◆ **Short exercise**
Faithfully return all lines, omitting every embedded picture.
┏━━
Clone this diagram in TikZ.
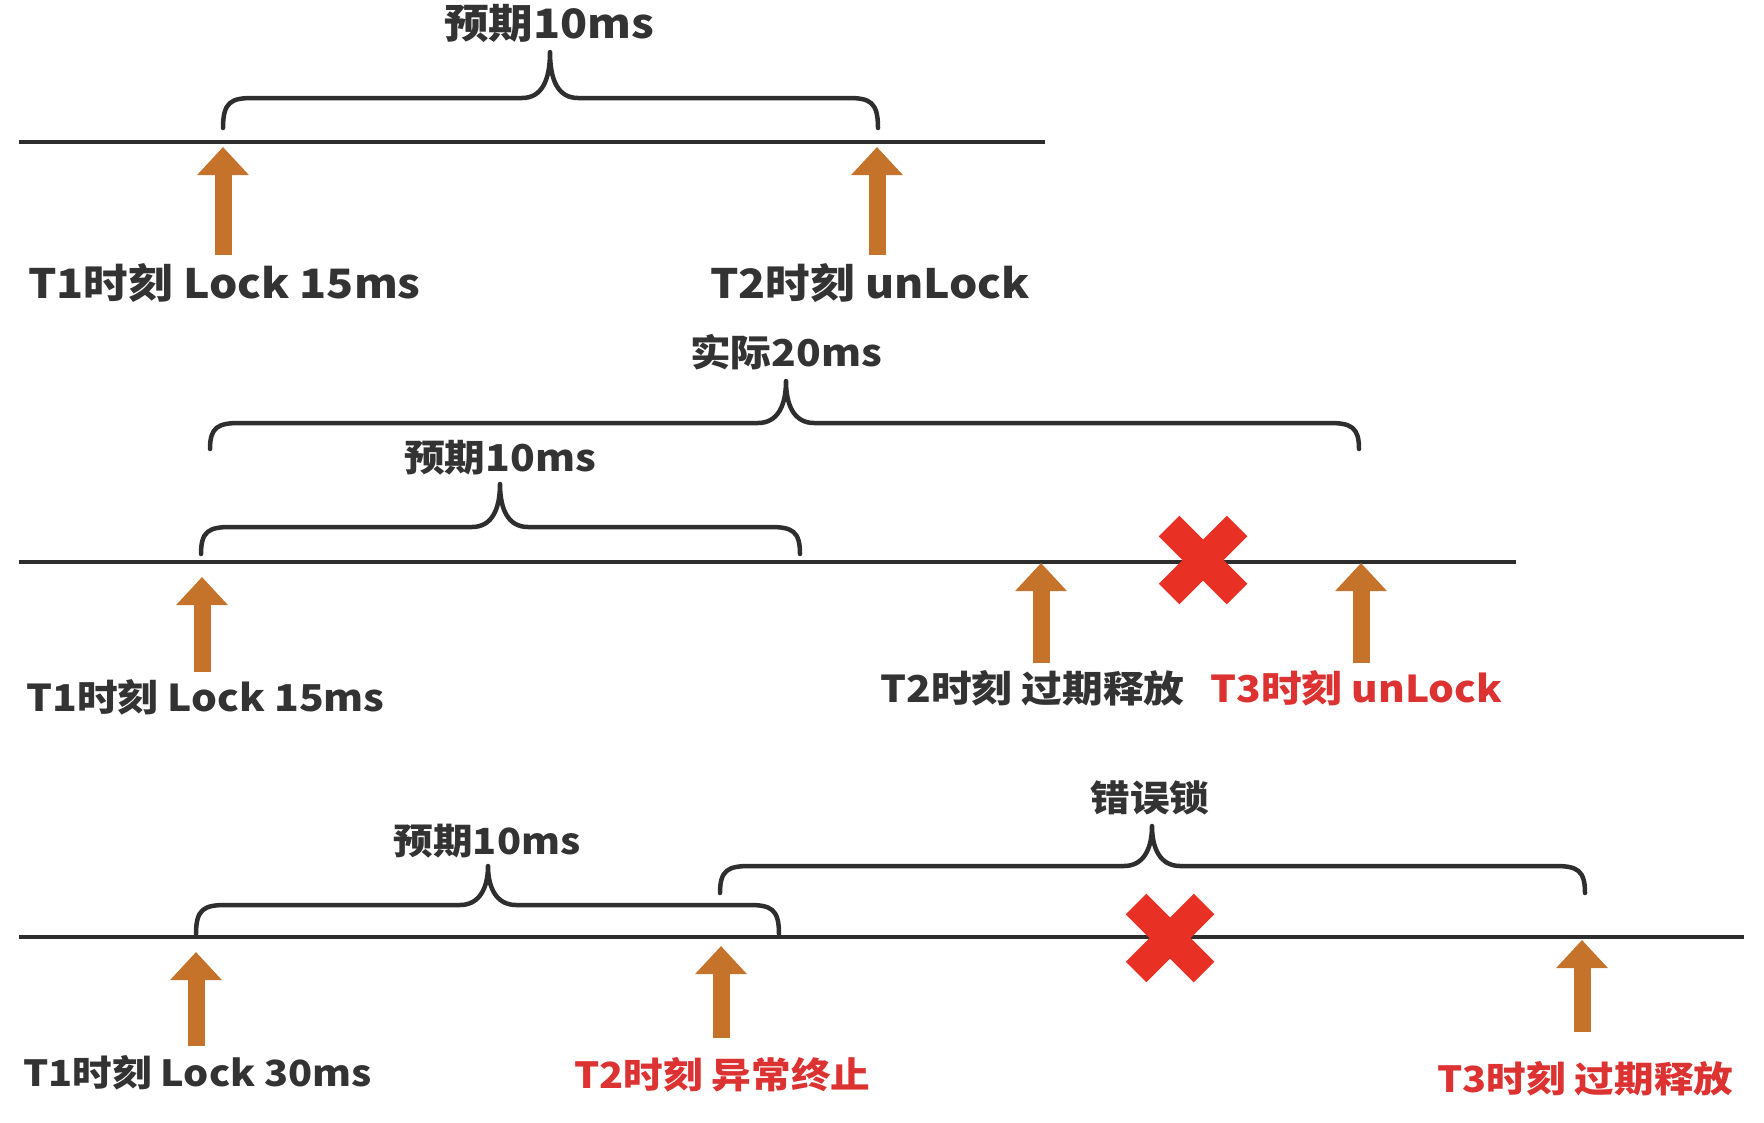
\documentclass[tikz,border=0pt]{standalone}
\usepackage{fontspec}
\setmainfont{Noto Sans CJK SC}[FakeStretch=1.1]
\usetikzlibrary{arrows.meta}
\definecolor{txt}{HTML}{333333}
\definecolor{redt}{HTML}{DC3232}
\definecolor{xred}{HTML}{E83024}
\definecolor{arrc}{HTML}{C5722A}
\definecolor{linec}{HTML}{2E2E2E}
\tikzset{
  timeline/.style={draw=linec, line width=4.5pt},
  bracepath/.style={draw=linec, line width=4.5pt, line cap=round, line join=round},
  ptr/.style={draw=arrc, line width=17pt, -{Triangle[width=50pt,length=28pt]}},
  crossbar/.style={draw=xred, line width=29pt},
  biglbl/.style={font=\fontsize{40.5}{48}\selectfont\bfseries, text=txt, inner sep=0pt},
  medlbl/.style={font=\fontsize{37}{44}\selectfont\bfseries, text=txt, inner sep=0pt},
  smllbl/.style={font=\fontsize{36}{43}\selectfont\bfseries, text=txt, inner sep=0pt},
  redtxt/.style={text=redt},
}
% x1 x2 xc ytip yhoriz ybottom
\newcommand\tlbrace[6]{%
  \draw[bracepath] (#1,#6) .. controls (#1,#5+4) and (#1+8,#5) .. (#1+30,#5)
    -- (#3-28,#5) .. controls (#3-8,#5) and (#3,#5-18) .. (#3,#4)
    .. controls (#3,#5-18) and (#3+8,#5) .. (#3+28,#5)
    -- (#2-30,#5) .. controls (#2-8,#5) and (#2,#5+4) .. (#2,#6);}
\newcommand\tlcross[2]{%
  \draw[crossbar] (#1-34,#2-34) -- (#1+34,#2+34);
  \draw[crossbar] (#1-34,#2+34) -- (#1+34,#2-34);}
\begin{document}
\begin{tikzpicture}[x=1pt,y=-1pt]
\useasboundingbox (0,0) rectangle (1764,1122);
% ---------- row 1 ----------
\coordinate (r1s) at (19,142); \coordinate (r1e) at (1045,142);
\draw[timeline] (r1s) -- (r1e);
\tlbrace{223}{878}{550}{52}{98}{128}
\coordinate (a1b) at (223,255); \coordinate (a1t) at (223,147);
\coordinate (a2b) at (877,255); \coordinate (a2t) at (877,147);
\draw[ptr] (a1b) -- (a1t);
\draw[ptr] (a2b) -- (a2t);
\node[biglbl] (r1top) at (549,23) {预期10ms};
\node[biglbl, anchor=west] (r1l1) at (28,283) {T1时刻 Lock 15ms};
\node[biglbl, anchor=west] (r1l2) at (710,283) {T2时刻 unLock};
% ---------- row 2 ----------
\coordinate (r2s) at (19,562); \coordinate (r2e) at (1516,562);
\draw[timeline] (r2s) -- (r2e);
\tlbrace{210}{1359}{786}{381}{423}{449}
\tlbrace{201}{800}{500}{484}{527}{554}
\coordinate (b1b) at (202,672); \coordinate (b1t) at (202,577);
\coordinate (b2b) at (1041,663); \coordinate (b2t) at (1041,563);
\coordinate (b3b) at (1361,663); \coordinate (b3t) at (1361,563);
\draw[ptr] (b1b) -- (b1t);
\draw[ptr] (b2b) -- (b2t);
\draw[ptr] (b3b) -- (b3t);
\tlcross{1203}{560}
\node[medlbl] (r2top) at (786,352) {实际20ms};
\node[medlbl] (r2mid) at (500,458) {预期10ms};
\node[medlbl, anchor=west] (r2l1) at (26,697) {T1时刻 Lock 15ms};
\node[medlbl, anchor=west] (r2l2) at (880,688) {T2时刻 过期释放};
\node[medlbl, redtxt, anchor=west] (r2l3) at (1210,688) {T3时刻 unLock};
% ---------- row 3 ----------
\coordinate (r3s) at (19,937); \coordinate (r3e) at (1744,937);
\draw[timeline] (r3s) -- (r3e);
\tlbrace{196}{779}{488}{866}{905}{934}
\tlbrace{720}{1585}{1152}{826}{866}{893}
\coordinate (c1b) at (196,1046); \coordinate (c1t) at (196,952);
\coordinate (c2b) at (721,1038); \coordinate (c2t) at (721,946);
\coordinate (c3b) at (1582,1032); \coordinate (c3t) at (1582,940);
\draw[ptr] (c1b) -- (c1t);
\draw[ptr] (c2b) -- (c2t);
\draw[ptr] (c3b) -- (c3t);
\tlcross{1170}{938}
\node[smllbl] (r3mid) at (487,841) {预期10ms};
\node[smllbl] (r3err) at (1150,798) {错误锁};
\node[smllbl, anchor=west] (r3l1) at (23,1073) {T1时刻 Lock 30ms};
\node[smllbl, redtxt, anchor=west] (r3l2) at (574,1075) {T2时刻 异常终止};
\node[smllbl, redtxt, anchor=west] (r3l3) at (1437,1079) {T3时刻 过期释放};
\end{tikzpicture}
\end{document}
┗━━
◆ **The reply**
Clone this diagram in TikZ.
\documentclass[tikz,border=0pt]{standalone}
\usepackage{fontspec}
\setmainfont{Noto Sans CJK SC}[FakeStretch=1.1]
\usetikzlibrary{arrows.meta}
\definecolor{txt}{HTML}{333333}
\definecolor{redt}{HTML}{DC3232}
\definecolor{xred}{HTML}{E83024}
\definecolor{arrc}{HTML}{C5722A}
\definecolor{linec}{HTML}{2E2E2E}
\tikzset{
  timeline/.style={draw=linec, line width=4.5pt},
  bracepath/.style={draw=linec, line width=4.5pt, line cap=round, line join=round},
  ptr/.style={draw=arrc, line width=17pt, -{Triangle[width=50pt,length=28pt]}},
  crossbar/.style={draw=xred, line width=29pt},
  biglbl/.style={font=\fontsize{40.5}{48}\selectfont\bfseries, text=txt, inner sep=0pt},
  medlbl/.style={font=\fontsize{37}{44}\selectfont\bfseries, text=txt, inner sep=0pt},
  smllbl/.style={font=\fontsize{36}{43}\selectfont\bfseries, text=txt, inner sep=0pt},
  redtxt/.style={text=redt},
}
% x1 x2 xc ytip yhoriz ybottom
\newcommand\tlbrace[6]{%
  \draw[bracepath] (#1,#6) .. controls (#1,#5+4) and (#1+8,#5) .. (#1+30,#5)
    -- (#3-28,#5) .. controls (#3-8,#5) and (#3,#5-18) .. (#3,#4)
    .. controls (#3,#5-18) and (#3+8,#5) .. (#3+28,#5)
    -- (#2-30,#5) .. controls (#2-8,#5) and (#2,#5+4) .. (#2,#6);}
\newcommand\tlcross[2]{%
  \draw[crossbar] (#1-34,#2-34) -- (#1+34,#2+34);
  \draw[crossbar] (#1-34,#2+34) -- (#1+34,#2-34);}
\begin{document}
\begin{tikzpicture}[x=1pt,y=-1pt]
\useasboundingbox (0,0) rectangle (1764,1122);
% ---------- row 1 ----------
\coordinate (r1s) at (19,142); \coordinate (r1e) at (1045,142);
\draw[timeline] (r1s) -- (r1e);
\tlbrace{223}{878}{550}{52}{98}{128}
\coordinate (a1b) at (223,255); \coordinate (a1t) at (223,147);
\coordinate (a2b) at (877,255); \coordinate (a2t) at (877,147);
\draw[ptr] (a1b) -- (a1t);
\draw[ptr] (a2b) -- (a2t);
\node[biglbl] (r1top) at (549,23) {预期10ms};
\node[biglbl, anchor=west] (r1l1) at (28,283) {T1时刻 Lock 15ms};
\node[biglbl, anchor=west] (r1l2) at (710,283) {T2时刻 unLock};
% ---------- row 2 ----------
\coordinate (r2s) at (19,562); \coordinate (r2e) at (1516,562);
\draw[timeline] (r2s) -- (r2e);
\tlbrace{210}{1359}{786}{381}{423}{449}
\tlbrace{201}{800}{500}{484}{527}{554}
\coordinate (b1b) at (202,672); \coordinate (b1t) at (202,577);
\coordinate (b2b) at (1041,663); \coordinate (b2t) at (1041,563);
\coordinate (b3b) at (1361,663); \coordinate (b3t) at (1361,563);
\draw[ptr] (b1b) -- (b1t);
\draw[ptr] (b2b) -- (b2t);
\draw[ptr] (b3b) -- (b3t);
\tlcross{1203}{560}
\node[medlbl] (r2top) at (786,352) {实际20ms};
\node[medlbl] (r2mid) at (500,458) {预期10ms};
\node[medlbl, anchor=west] (r2l1) at (26,697) {T1时刻 Lock 15ms};
\node[medlbl, anchor=west] (r2l2) at (880,688) {T2时刻 过期释放};
\node[medlbl, redtxt, anchor=west] (r2l3) at (1210,688) {T3时刻 unLock};
% ---------- row 3 ----------
\coordinate (r3s) at (19,937); \coordinate (r3e) at (1744,937);
\draw[timeline] (r3s) -- (r3e);
\tlbrace{196}{779}{488}{866}{905}{934}
\tlbrace{720}{1585}{1152}{826}{866}{893}
\coordinate (c1b) at (196,1046); \coordinate (c1t) at (196,952);
\coordinate (c2b) at (721,1038); \coordinate (c2t) at (721,946);
\coordinate (c3b) at (1582,1032); \coordinate (c3t) at (1582,940);
\draw[ptr] (c1b) -- (c1t);
\draw[ptr] (c2b) -- (c2t);
\draw[ptr] (c3b) -- (c3t);
\tlcross{1170}{938}
\node[smllbl] (r3mid) at (487,841) {预期10ms};
\node[smllbl] (r3err) at (1150,798) {错误锁};
\node[smllbl, anchor=west] (r3l1) at (23,1073) {T1时刻 Lock 30ms};
\node[smllbl, redtxt, anchor=west] (r3l2) at (574,1075) {T2时刻 异常终止};
\node[smllbl, redtxt, anchor=west] (r3l3) at (1437,1079) {T3时刻 过期释放};
\end{tikzpicture}
\end{document}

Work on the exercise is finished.